# Goal
Quote, verbatim, all material below, without pictures.

# Dataset excerpt
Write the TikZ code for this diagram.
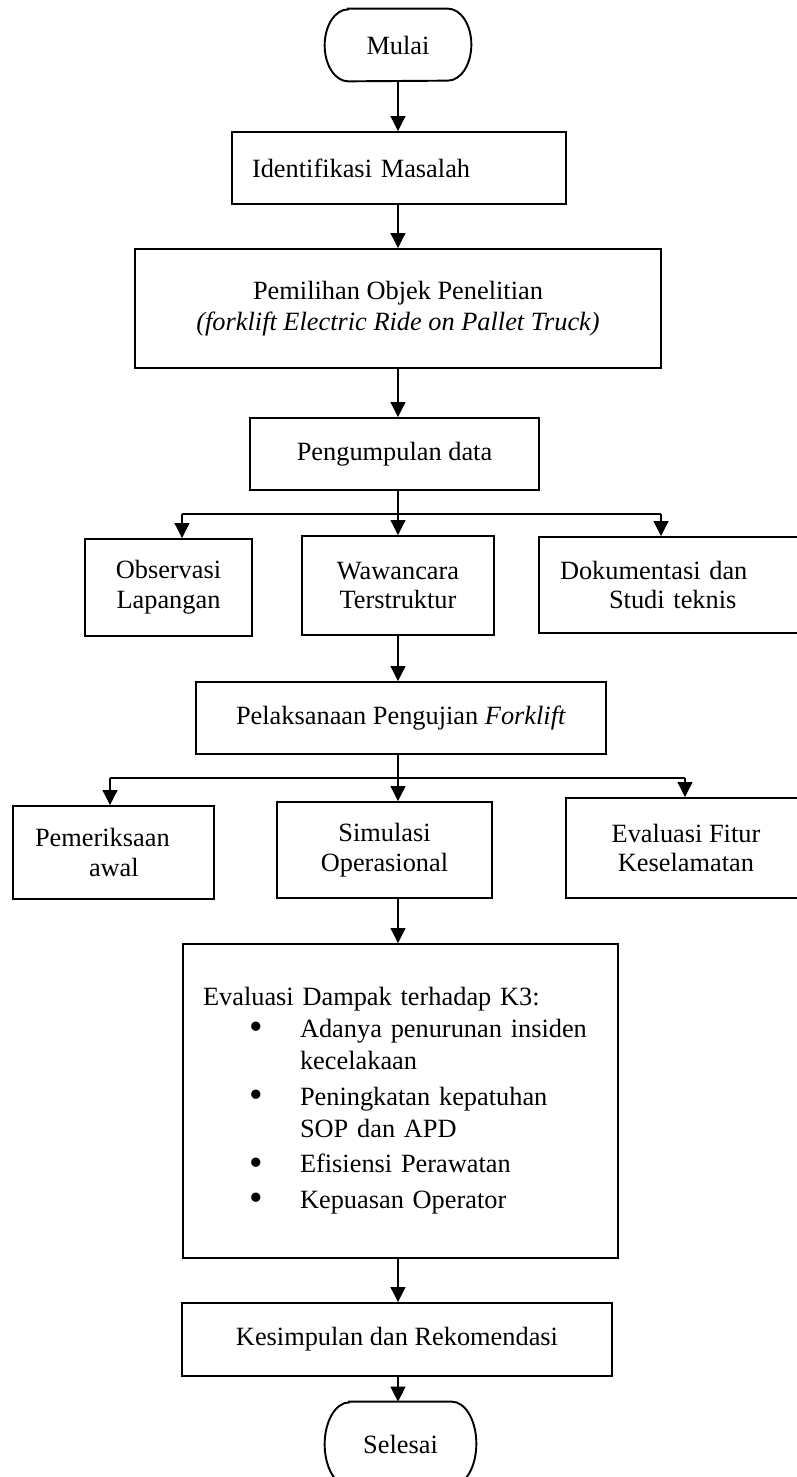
\documentclass[tikz,border=0pt]{standalone}
\usepackage{fontspec}
\setmainfont{Liberation Serif}
\usetikzlibrary{arrows.meta}
\newcommand{\butir}[1]{\hspace*{0.92cm}\makebox[1.02cm][l]{\smash{\raisebox{-0.08em}{\fontsize{22}{22}\selectfont\textbullet}}}#1}
\tikzset{
	kotak/.style={draw, line width=1.1pt, align=center, inner sep=0pt},
	ujung/.style={align=center, inner sep=0pt},
	panah/.style={line width=0.6pt, -{Triangle[length=8.5pt,width=8.5pt]}},
	garis/.style={line width=0.6pt},
}
\begin{document}
\begin{tikzpicture}[x=0.02cm, y=0.02cm, font=\fontsize{15}{17}\selectfont]
		\useasboundingbox (0,0) rectangle (796,-1477);
		\coordinate (poros) at (398,0);
		% Mulai dan Selesai
		\node[ujung, minimum width=2.92cm, minimum height=1.44cm] (mulai) at (398,-45) {Mulai};
		\node[ujung, minimum width=3.02cm, minimum height=1.68cm] (selesai) at (400.5,-1444) {Selesai};
		\foreach \t/\rx/\ry in {mulai/0.47/0.72, selesai/0.49/0.84}
		\draw[line width=1.1pt] ([xshift=\rx cm]\t.north west) -- ([xshift=-\rx cm]\t.north east)
			arc[start angle=90, end angle=-90, x radius=\rx cm, y radius=\ry cm]
			-- ([xshift=\rx cm]\t.south west)
			arc[start angle=270, end angle=90, x radius=\rx cm, y radius=\ry cm] -- cycle;
		% Tahap awal
		\node[kotak, align=left, text width=5.88cm, inner xsep=0.4cm, minimum height=1.44cm] (identifikasi) at (399,-168) {Identifikasi Masalah};
		\node[kotak, minimum width=10.52cm, minimum height=2.38cm] (pemilihan) at (398,-308.5) {Pemilihan Objek Penelitian\\[1pt] \textit{(forklift Electric Ride on Pallet Truck)}};
		\node[kotak, minimum width=5.78cm, minimum height=1.44cm] (pengumpulan) at (394.5,-454) {Pengumpulan data};
		% Cabang pengumpulan data
		\node[kotak, minimum width=3.34cm, minimum height=1.94cm] (observasi) at (168.5,-587.5) {Observasi\\Lapangan};
		\node[kotak, minimum width=3.84cm, minimum height=1.98cm] (wawancara) at (398,-585.5) {Wawancara\\Terstruktur};
		\node[kotak, align=left, text width=5.2cm, inner xsep=0.42cm, minimum height=1.92cm] (dokumentasi) at (690,-585) {Dokumentasi dan\\\hspace*{0.98cm}Studi teknis};
		\node[kotak, minimum width=8.2cm, minimum height=1.44cm] (pelaksanaan) at (401,-718) {Pelaksanaan Pengujian \textit{Forklift}};
		% Cabang pengujian
		\node[kotak, align=left, text width=3.14cm, inner xsep=0.44cm, minimum height=1.86cm] (pemeriksaan) at (113.5,-852.5) {Pemeriksaan\\\hspace*{1.08cm}awal};
		\node[kotak, minimum width=4.3cm, minimum height=1.92cm] (simulasi) at (384.5,-850) {Simulasi\\Operasional};
		\node[kotak, minimum width=4.8cm, minimum height=2cm] (fitur) at (686,-848) {Evaluasi Fitur\\Keselamatan};
		% Evaluasi dan hasil
		\node[kotak, align=left, text width=7.9cm, inner xsep=0.4cm, minimum height=6.28cm, font=\fontsize{15}{18.1}\selectfont] (dampak) at (400.5,-1101) {Evaluasi Dampak terhadap K3:\\
			\butir{Adanya penurunan insiden}\\
			\hspace*{1.94cm}kecelakaan\\[2.3pt]
			\butir{Peningkatan kepatuhan}\\
			\hspace*{1.94cm}SOP dan APD\\[2.3pt]
			\butir{Efisiensi Perawatan}\\[2.3pt]
			\butir{Kepuasan Operator}};
		\node[kotak, minimum width=8.6cm, minimum height=1.46cm] (kesimpulan) at (397,-1339.5) {Kesimpulan dan Rekomendasi};
		% Panah utama
		\foreach \a/\b in {mulai/identifikasi, identifikasi/pemilihan, pemilihan/pengumpulan, pengumpulan/wawancara, wawancara/pelaksanaan, pelaksanaan/simulasi, simulasi/dampak, dampak/kesimpulan, kesimpulan/selesai}
		\draw[panah] (\a.south -| poros) -- (\b.north -| poros);
		% Percabangan
		\coordinate (kiri1) at (182,-514);
		\coordinate (kanan1) at (661,-514);
		\draw[garis] (kiri1) -- (kanan1);
		\draw[panah] (kiri1) -- (kiri1 |- observasi.north);
		\draw[panah] (kanan1) -- (kanan1 |- dokumentasi.north);
		\coordinate (kiri2) at (110,-778);
		\coordinate (kanan2) at (685,-778);
		\draw[garis] (kiri2) -- (kanan2);
		\draw[panah] (kiri2) -- (kiri2 |- pemeriksaan.north);
		\draw[panah] (kanan2) -- (kanan2 |- fitur.north);
\end{tikzpicture}
\end{document}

# Full answer
Write the TikZ code for this diagram.
\documentclass[tikz,border=0pt]{standalone}
\usepackage{fontspec}
\setmainfont{Liberation Serif}
\usetikzlibrary{arrows.meta}
\newcommand{\butir}[1]{\hspace*{0.92cm}\makebox[1.02cm][l]{\smash{\raisebox{-0.08em}{\fontsize{22}{22}\selectfont\textbullet}}}#1}
\tikzset{
	kotak/.style={draw, line width=1.1pt, align=center, inner sep=0pt},
	ujung/.style={align=center, inner sep=0pt},
	panah/.style={line width=0.6pt, -{Triangle[length=8.5pt,width=8.5pt]}},
	garis/.style={line width=0.6pt},
}
\begin{document}
\begin{tikzpicture}[x=0.02cm, y=0.02cm, font=\fontsize{15}{17}\selectfont]
		\useasboundingbox (0,0) rectangle (796,-1477);
		\coordinate (poros) at (398,0);
		% Mulai dan Selesai
		\node[ujung, minimum width=2.92cm, minimum height=1.44cm] (mulai) at (398,-45) {Mulai};
		\node[ujung, minimum width=3.02cm, minimum height=1.68cm] (selesai) at (400.5,-1444) {Selesai};
		\foreach \t/\rx/\ry in {mulai/0.47/0.72, selesai/0.49/0.84}
		\draw[line width=1.1pt] ([xshift=\rx cm]\t.north west) -- ([xshift=-\rx cm]\t.north east)
			arc[start angle=90, end angle=-90, x radius=\rx cm, y radius=\ry cm]
			-- ([xshift=\rx cm]\t.south west)
			arc[start angle=270, end angle=90, x radius=\rx cm, y radius=\ry cm] -- cycle;
		% Tahap awal
		\node[kotak, align=left, text width=5.88cm, inner xsep=0.4cm, minimum height=1.44cm] (identifikasi) at (399,-168) {Identifikasi Masalah};
		\node[kotak, minimum width=10.52cm, minimum height=2.38cm] (pemilihan) at (398,-308.5) {Pemilihan Objek Penelitian\\[1pt] \textit{(forklift Electric Ride on Pallet Truck)}};
		\node[kotak, minimum width=5.78cm, minimum height=1.44cm] (pengumpulan) at (394.5,-454) {Pengumpulan data};
		% Cabang pengumpulan data
		\node[kotak, minimum width=3.34cm, minimum height=1.94cm] (observasi) at (168.5,-587.5) {Observasi\\Lapangan};
		\node[kotak, minimum width=3.84cm, minimum height=1.98cm] (wawancara) at (398,-585.5) {Wawancara\\Terstruktur};
		\node[kotak, align=left, text width=5.2cm, inner xsep=0.42cm, minimum height=1.92cm] (dokumentasi) at (690,-585) {Dokumentasi dan\\\hspace*{0.98cm}Studi teknis};
		\node[kotak, minimum width=8.2cm, minimum height=1.44cm] (pelaksanaan) at (401,-718) {Pelaksanaan Pengujian \textit{Forklift}};
		% Cabang pengujian
		\node[kotak, align=left, text width=3.14cm, inner xsep=0.44cm, minimum height=1.86cm] (pemeriksaan) at (113.5,-852.5) {Pemeriksaan\\\hspace*{1.08cm}awal};
		\node[kotak, minimum width=4.3cm, minimum height=1.92cm] (simulasi) at (384.5,-850) {Simulasi\\Operasional};
		\node[kotak, minimum width=4.8cm, minimum height=2cm] (fitur) at (686,-848) {Evaluasi Fitur\\Keselamatan};
		% Evaluasi dan hasil
		\node[kotak, align=left, text width=7.9cm, inner xsep=0.4cm, minimum height=6.28cm, font=\fontsize{15}{18.1}\selectfont] (dampak) at (400.5,-1101) {Evaluasi Dampak terhadap K3:\\
			\butir{Adanya penurunan insiden}\\
			\hspace*{1.94cm}kecelakaan\\[2.3pt]
			\butir{Peningkatan kepatuhan}\\
			\hspace*{1.94cm}SOP dan APD\\[2.3pt]
			\butir{Efisiensi Perawatan}\\[2.3pt]
			\butir{Kepuasan Operator}};
		\node[kotak, minimum width=8.6cm, minimum height=1.46cm] (kesimpulan) at (397,-1339.5) {Kesimpulan dan Rekomendasi};
		% Panah utama
		\foreach \a/\b in {mulai/identifikasi, identifikasi/pemilihan, pemilihan/pengumpulan, pengumpulan/wawancara, wawancara/pelaksanaan, pelaksanaan/simulasi, simulasi/dampak, dampak/kesimpulan, kesimpulan/selesai}
		\draw[panah] (\a.south -| poros) -- (\b.north -| poros);
		% Percabangan
		\coordinate (kiri1) at (182,-514);
		\coordinate (kanan1) at (661,-514);
		\draw[garis] (kiri1) -- (kanan1);
		\draw[panah] (kiri1) -- (kiri1 |- observasi.north);
		\draw[panah] (kanan1) -- (kanan1 |- dokumentasi.north);
		\coordinate (kiri2) at (110,-778);
		\coordinate (kanan2) at (685,-778);
		\draw[garis] (kiri2) -- (kanan2);
		\draw[panah] (kiri2) -- (kiri2 |- pemeriksaan.north);
		\draw[panah] (kanan2) -- (kanan2 |- fitur.north);
\end{tikzpicture}
\end{document}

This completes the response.